= IBM Administrative Terminal System =

In 1983, the IBM Administrative Terminal System (ATS/360) provided text- and data-management tools for working with documents to users of IBM System/360 systems.

An earlier version ran on an IBM 1440 or IBM 1460 Data Processing System and the IBM Service Bureau Corporation offered a proprietary version, Call/ATS, which ran on IBM 1440 systems or on IBM System/360 DOS systems.

==Text and data management==
ATS/360 provided comprehensive text- and data-management tools including entry, temporary storage, permanent storage, formatting, printing, archiving and retrieving. Utilizing ATS/360, a large business could maintain all its end-user documents, revising and printing new versions of these as required. Also using ATS/360, a large law practice could maintain its client files, including witness statements and depositions, and several landmark legal decisions were significantly assisted using ATS/360.

==Device support==
Initially, ATS/360 supported only IBM 2741 typewriter terminals. Later, support was added by user groups for 2741 terminals with the "break feature" and for IBM 1050 terminals (that implicitly incorporated the "break feature").

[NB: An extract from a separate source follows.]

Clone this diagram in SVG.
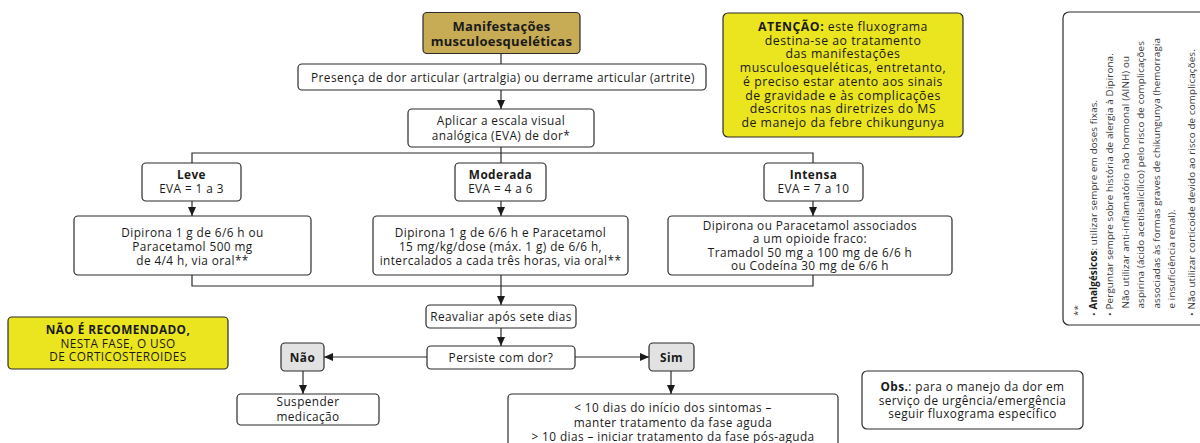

The Magnetic Card Selectric Typewriter (MC/ST), which could emulate a 2741, was also supported.

ATS/360 was designed exclusively for IBM 2311 and IBM 2314 direct access storage facilities, for on-line "Working storage" and "Permanent storage" and for IBM 2400/3400 tape drives, for off-line "Rollout/Rollin" (Permanent storage backup/restore) and "Format and print" tapes.

An IBM hardware RPQ provided the IBM 1403 Model N1 printer's TN print train with characters which simulated the IBM Selectric typewriter Courier 72 type ball characters identically, thereby allowing machine printed documents to be manually corrected, or for manually inserted text, as required.

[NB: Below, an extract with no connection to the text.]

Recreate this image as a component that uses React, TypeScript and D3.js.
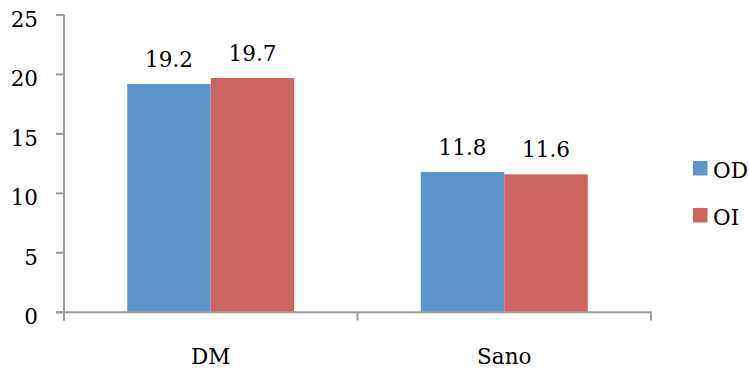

An IBM program RPQ added support for the IBM 3330 direct access storage facility, and this PRPQ was applied by most users of ATS/360 that had migrated to early IBM System/370 systems. Essentially, this PRPQ appended to selected instances of the canonical Load Halfword (LH) instruction—which implicitly featured "sign extension" from the source halfword's high-order bit, conceptually bit 15, to the remaining 16 bits of the destination general purpose register, conceptually bits 31 to 16—with a logical And (N) instruction, that specified a "mask" of 0x0000FFFF, and that eliminated the effect of the sign extension. This, then, allowed for 16-bit disk block addresses, that could later be converted to the expected and required CCHHR format. This PRPQ was also applicable to IBM 3350 direct access storage facilities that were operated in 3330 compatibility mode, and that sacrificed 117 MB of a native 3350's 317 MB total capacity in order to implement compatibility mode—two 100 MB 3330-equivalent drives on one 3350 drive).

==Operating system support==
Support beyond OS/VS/2 Release 1 (SVS) was not offered by IBM, but Peter Haas, formerly with Litton Systems Inc, and subsequently with Amdahl Corp, added support for MVS in general, and for APs and MPs in particular, and a large number of ATS/360 systems thereby remained in use well into the MVS/370 era, until the 2741 terminals and the 3705/4705 controllers which supported these were removed from service.

==System design==
ATS/360 was very efficient in its use of main storage, and it was not uncommon to support quite a few terminals in a minimum size partition or region. It was also very efficient in its use of system resources, and it had its own task dispatcher which worked seamlessly with PCP, MFT/MFT-II and MVT, for which it was originally designed, with SVS and, later, with Haas's support, with MVS.

ATS/360's input/output operations utilized EXCP exclusively. Task switching was accomplished asynchronously as an extension of ATS/360's EXCP appendages and synchronously as an extension of ATS/360's Type 1 Supervisor Call instruction (SVC 255), OS Nucleus control section IGC255. Thereby, ATS/360 could support quite a number of online (terminal) and offline (peripheral) tasks even on PCP, which otherwise supported just a single task. However, most ATS/360 systems were run in a partition of MFT/MFT-II or in a region of MVT, as the offline "format and print" tapes required a separate printer partition/region to physically print these, although the tapes, themselves, could be created under ATS/360, itself.

ATS/360 provided its own access methods and file formats. Offline "format and print" tapes could be printed using standard OS utilities as these tapes were compatible with BSAM, although these tapes were created using EXCP.

==ATMS==
As a successor to ATS/360, IBM marketed ATMS supporting 3270 terminals, which ATS/360 did not. ATMS required the CICS data communications program product in addition to the ATMS program product, thereby requiring three program products, whereas ATS/360 itself was "free".